W liście z 10 czerwca Polska Izba Przemysłu Targowego podkreśliła, że limit jednej osoby na 15 metrów kw. jest dla niej niezrozumiały. "Mamy wrażenie, że branża targowa - w porównaniu z innymi odmrożonymi branżami - została potraktowana dużo bardziej restrykcyjnie" - podkreślała przewodnicząca Izby, dr Beata Kozyra. Tego samego dnia rząd przedstawił jednak nowe zasady bezpieczeństwa dotyczące organizacji targów, imprez promocyjnych, wystaw, kongresów czy konferencji.

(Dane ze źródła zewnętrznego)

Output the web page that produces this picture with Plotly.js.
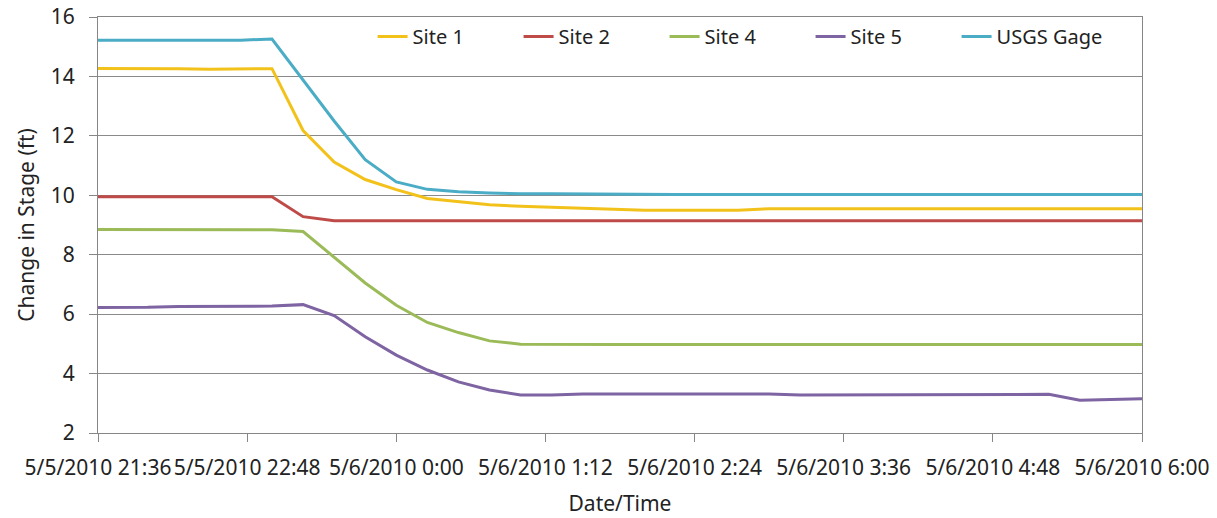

Zgodnie z nimi od 26 czerwca do 31 sierpnia nowy limit wynosi jedną osobę na 10 metrów kw. 11 czerwca Polska Izba Przemysłu Targowego wystosowała więc kolejne pismo do rządu.

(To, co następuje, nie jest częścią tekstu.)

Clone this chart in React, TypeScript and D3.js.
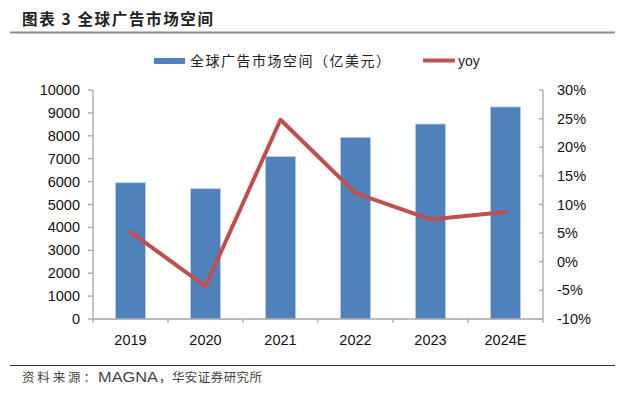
import React from "react";
import * as d3 from "d3";

const categories = ["2019", "2020", "2021", "2022", "2023", "2024E"];
const marketSize = [5950, 5690, 7090, 7930, 8515, 9260];
const yoy = [5.2, -4.3, 24.8, 12.0, 7.4, 8.7];
const leftTicks = [0, 1000, 2000, 3000, 4000, 5000, 6000, 7000, 8000, 9000, 10000];
const rightTicks = [-10, -5, 0, 5, 10, 15, 20, 25, 30];

const W = 625;
const H = 396;
const plot = { left: 93, right: 543, top: 90, bottom: 319 };
const axisColor = "#a6a6a6";
const sans = "'Liberation Sans', Arial, sans-serif";
const cjk = "'Noto Sans CJK SC', sans-serif";

export default function App() {
  const x = d3.scaleBand<string>().domain(categories).range([plot.left, plot.right]).paddingInner(0.6).paddingOuter(0.3);
  const band = d3.scaleBand<string>().domain(categories).range([plot.left, plot.right]);
  const yL = d3.scaleLinear().domain([0, 10000]).range([plot.bottom, plot.top]);
  const yR = d3.scaleLinear().domain([-10, 30]).range([plot.bottom, plot.top]);
  const line = d3
    .line<number>()
    .x((_, i) => (band(categories[i]) as number) + band.bandwidth() / 2)
    .y((d) => yR(d));

  return (
    <div style={{ position: "fixed", left: 0, top: 0 }}>
      <svg width={W} height={H} style={{ display: "block", background: "#fff" }}>
        {/* title */}
        <text x={22} y={25} fontFamily={cjk} fontWeight={700} fontSize={15.5} fill="#222" textLength={191} lengthAdjust="spacing">
          图表 3 全球广告市场空间
        </text>
        <line x1={10} x2={615} y1={32.5} y2={32.5} stroke="#8c8c8c" strokeWidth={2} />

        {/* legend */}
        <rect x={154} y={58} width={31} height={6} fill="#4F81BD" />
        <text x={190} y={66} fontFamily={cjk} fontSize={14} fill="#222" textLength={200} lengthAdjust="spacing">
          全球广告市场空间（亿美元）
        </text>
        <line x1={423} x2={455} y1={60.5} y2={60.5} stroke="#C0504D" strokeWidth={4} />
        <text x={458} y={66} fontFamily={sans} fontSize={14} fill="#222">
          yoy
        </text>

        {/* bars */}
        {marketSize.map((v, i) => (
          <rect
            key={categories[i]}
            x={x(categories[i])}
            y={yL(v)}
            width={x.bandwidth()}
            height={yL(0) - yL(v)}
            fill="#4F81BD"
            stroke="#B9CDE5"
            strokeWidth={0.8}
          />
        ))}

        {/* left axis */}
        <line x1={plot.left} x2={plot.left} y1={plot.top} y2={plot.bottom} stroke={axisColor} strokeWidth={1.3} />
        {leftTicks.map((t) => (
          <g key={t}>
            <line x1={plot.left - 5} x2={plot.left} y1={yL(t)} y2={yL(t)} stroke={axisColor} strokeWidth={1.3} />
            <text x={80} y={yL(t) + 5} textAnchor="end" fontFamily={sans} fontSize={14.5} fill="#111">
              {t}
            </text>
          </g>
        ))}

        {/* right axis */}
        <line x1={plot.right} x2={plot.right} y1={plot.top} y2={plot.bottom} stroke={axisColor} strokeWidth={1.3} />
        {rightTicks.map((t) => (
          <g key={t}>
            <line x1={plot.right - 4} x2={plot.right} y1={yR(t)} y2={yR(t)} stroke={axisColor} strokeWidth={1.3} />
            <text x={557} y={yR(t) + 5} textAnchor="start" fontFamily={sans} fontSize={14.5} fill="#111">
              {t}%
            </text>
          </g>
        ))}

        {/* bottom axis */}
        <line x1={plot.left} x2={plot.right} y1={plot.bottom} y2={plot.bottom} stroke={axisColor} strokeWidth={1.3} />
        {categories.map((c) => (
          <line key={"t" + c} x1={band(c)} x2={band(c)} y1={plot.bottom} y2={plot.bottom + 4} stroke={axisColor} strokeWidth={1.3} />
        ))}
        <line x1={plot.right} x2={plot.right} y1={plot.bottom} y2={plot.bottom + 4} stroke={axisColor} strokeWidth={1.3} />
        {categories.map((c) => (
          <text key={"l" + c} x={(band(c) as number) + band.bandwidth() / 2} y={345} textAnchor="middle" fontFamily={sans} fontSize={14.5} fill="#111">
            {c}
          </text>
        ))}

        {/* yoy line */}
        <path d={line(yoy) || ""} fill="none" stroke="#C0504D" strokeWidth={4} strokeLinejoin="round" strokeLinecap="round" />

        {/* footer */}
        <line x1={10} x2={615} y1={365.5} y2={365.5} stroke="#333" strokeWidth={1} />
        <text x={22} y={382} fontFamily={cjk} fontSize={12.5} fill="#444" textLength={74} lengthAdjust="spacing">
          资料来源：
        </text>
        <text x={98} y={382} fontFamily={sans} fontSize={14} fill="#444" textLength={60} lengthAdjust="spacingAndGlyphs">
          MAGNA
        </text>
        <text x={159} y={382} fontFamily={cjk} fontSize={12.5} fill="#444" textLength={103} lengthAdjust="spacing">
          ，华安证券研究所
        </text>
      </svg>
    </div>
  );
}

"Dziękujemy za wyjście naprzeciw potrzebom branży spotkań i wydarzeń, w tym branży targowej i złagodzenie obostrzeń dotyczących limitu osób na targach na jedną osobę na 10 metrów kw., co pozwala nieco bardziej optymistycznie spojrzeć firmom targowym w najbliższą przyszłość" - napisała dr Kozyra, która wyraziła nadzieję, że ta liberalizacja obostrzeń jest "pierwszym krokiem w stronę limitów z września 2020 r.", który wynosił jedną osobę na cztery metry kw. "Tym bardziej że w innych branżach limity te są dużo bardziej liberalne" - podkreśliła Kozyra w liście.